The Small Business Administration admits that this is a problem. In July, the SBA reported it fell short of its goal of giving 23 percent of all federal contracts to small businesses. According to government data, the 2011 achievement rate was 21.65 percent, which translates into $91.5 billion. That means the small businesses did not receive $3.8 billion meant for them.
As far back as 2005, the SBA has acknowledged that small business contracts go to companies that are “other than small.” Report 5-15 by the Government Accountability Office’s Office of Inspector General states: “One of the most important challenges facing the Small Business Administration and the entire federal government today is that large businesses are receiving small business procurement awards and agencies are receiving credit for these awards.”
The SBA said the reasons for these mistakes, which they call anomalies, range from data entry and coding errors, acquisitions of small companies by big companies which are then grandfathered in, growth of a company over the life or a contract and human error.
Chapman’s organization, the ASBL, found that nationally in 2011, of the 100 top companies to receive $421 billion dollars in federal small business contracts, 72 were actually large companies.
“So in reality, I would say small businesses are getting about a tenth of what they are supposed to get,” Chapman said. “And that’s just appalling considering the state of our national economy and the California economy.”

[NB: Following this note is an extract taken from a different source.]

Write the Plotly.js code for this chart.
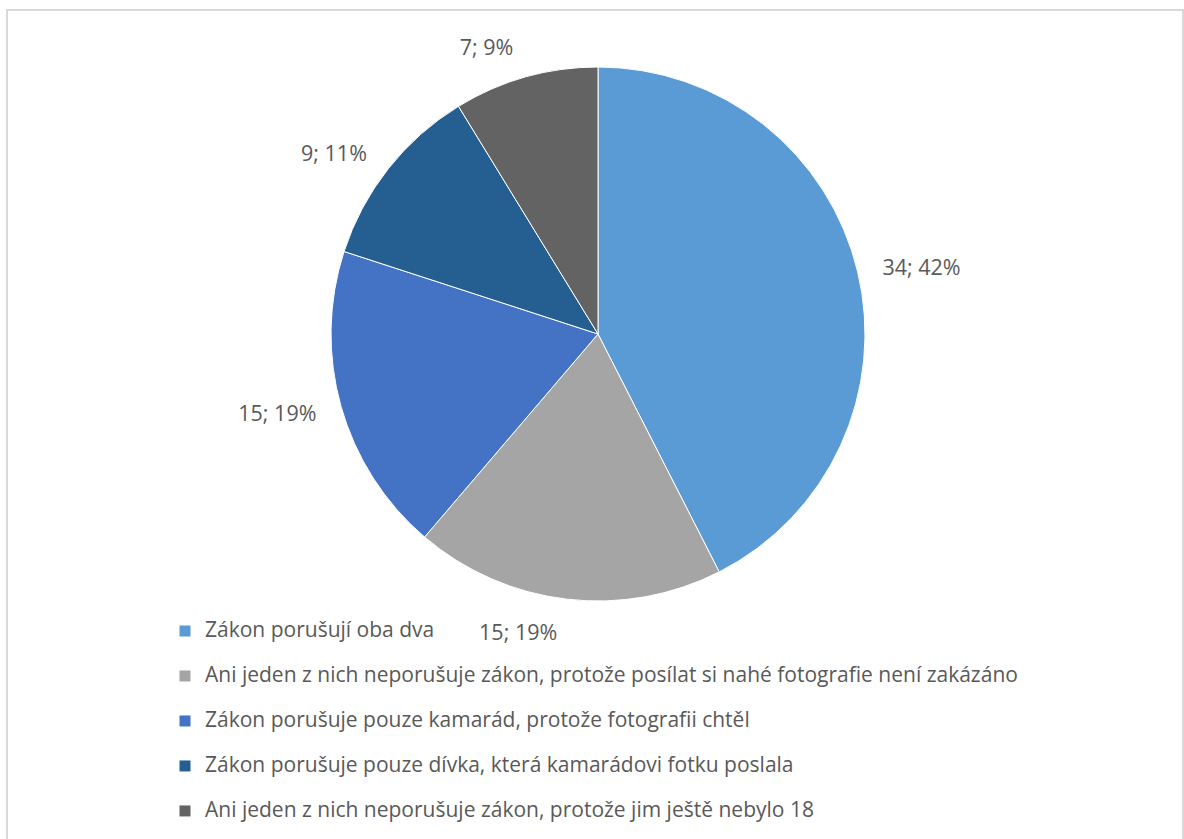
<!DOCTYPE html>
<html>
<head>
<meta charset="utf-8">
<script src="https://cdn.plot.ly/plotly-3.0.1.min.js"></script>
<style>html,body{margin:0;padding:0;background:#fff;}#chart{width:1184px;height:839px;}</style>
</head>
<body>
<div id="chart"></div>
<script>
var categories = [
  "Zákon porušují oba dva",
  "Ani jeden z nich neporušuje zákon, protože posílat si nahé fotografie není zakázáno",
  "Zákon porušuje pouze kamarád, protože fotografii chtěl",
  "Zákon porušuje pouze dívka, která kamarádovi fotku poslala",
  "Ani jeden z nich neporušuje zákon, protože jim ještě nebylo 18"
];
var counts = [34, 15, 15, 9, 7];
var percentLabels = ["42%", "19%", "19%", "11%", "9%"];
var sliceColors = ["#5B9BD5", "#A5A5A5", "#4472C4", "#255E91", "#636363"];

var FONT = "Open Sans, Noto Sans, sans-serif";
var TXT = "#595959";

var legendLabels = categories.map(function (c) {
  return '<span style="font-size:21px">' + c + '</span><br> ';
});

var W = 1184, H = 839;
var cx = 598, cy = 334, r = 267, rl = 285;

var pie = {
  type: "pie",
  labels: legendLabels,
  values: counts,
  sort: false,
  direction: "clockwise",
  rotation: 0,
  marker: { colors: sliceColors, line: { color: "#ffffff", width: 1 } },
  textinfo: "none",
  hoverinfo: "none",
  domain: { x: [(cx - r) / W, (cx + r) / W], y: [(H - cy - r) / H, (H - cy + r) / H] },
  showlegend: true
};

var labelPie = {
  type: "pie",
  labels: categories,
  values: counts,
  text: percentLabels,
  sort: false,
  direction: "clockwise",
  rotation: 0,
  marker: { colors: ["rgba(0,0,0,0)", "rgba(0,0,0,0)", "rgba(0,0,0,0)", "rgba(0,0,0,0)", "rgba(0,0,0,0)"], line: { width: 0 } },
  textposition: "outside",
  texttemplate: "%{value}; %{text}",
  outsidetextfont: { family: FONT, size: 21.5, color: TXT },
  hoverinfo: "none",
  showlegend: false,
  domain: { x: [(cx - rl) / W, (cx + rl) / W], y: [(H - cy - rl) / H, (H - cy + rl) / H] }
};

var layout = {
  width: W, height: H,
  margin: { l: 0, r: 0, t: 0, b: 0, autoexpand: false },
  paper_bgcolor: "#ffffff",
  font: { family: FONT, color: TXT },
  showlegend: true,
  legend: {
    x: 165 / W, xanchor: "left",
    y: (H - 614) / H, yanchor: "top",
    orientation: "v",
    valign: "top",
    font: { family: FONT, size: 16.15, color: TXT },
    bgcolor: "rgba(0,0,0,0)",
    borderwidth: 0
  },
  shapes: [{
    type: "rect", xref: "paper", yref: "paper",
    x0: 7 / W, x1: 1183 / W, y0: -0.02, y1: (H - 10) / H,
    line: { color: "#d9d9d9", width: 2 }, fillcolor: "rgba(0,0,0,0)", layer: "below"
  }]
};

Plotly.newPlot("chart", [pie, labelPie], layout, { displayModeBar: false, staticPlot: true });
</script>
</body>
</html>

The NBC Bay Area Investigative Unit has found no evidence that any of the companies are intentionally breaking the rules. Reporters also contacted the companies mentioned in this report, and most refused to comment. IBM, however, said it does everything it can to make sure the parent company and its subsidiaries do not receive federal contracts set aside for small businesses.
The SBA Inspector General recently came out with a report that implies some companies are able to exploit the system. The report also mentions reform in only four areas. Seventeen other areas either showed little or no progress.
In a statement emailed to NBC Bay Area, John Shoraka, Associate Administrator for Government Contracting and Business Development wrote, in part: “SBA has no tolerance for fraud, waste and abuse and takes corrective steps when actionable information comes to light. Over the past three years, the SBA has initiated more government-wide suspension and debarment actions than in the previous 10 years.”
Shoraka also said that the SBA’s 68 local offices conduct matchmaking events to make sure small businesses get direct access to federal buyers, and that the agency created a virtual tool called GC Classroom to train small businesses on how to win government contracts.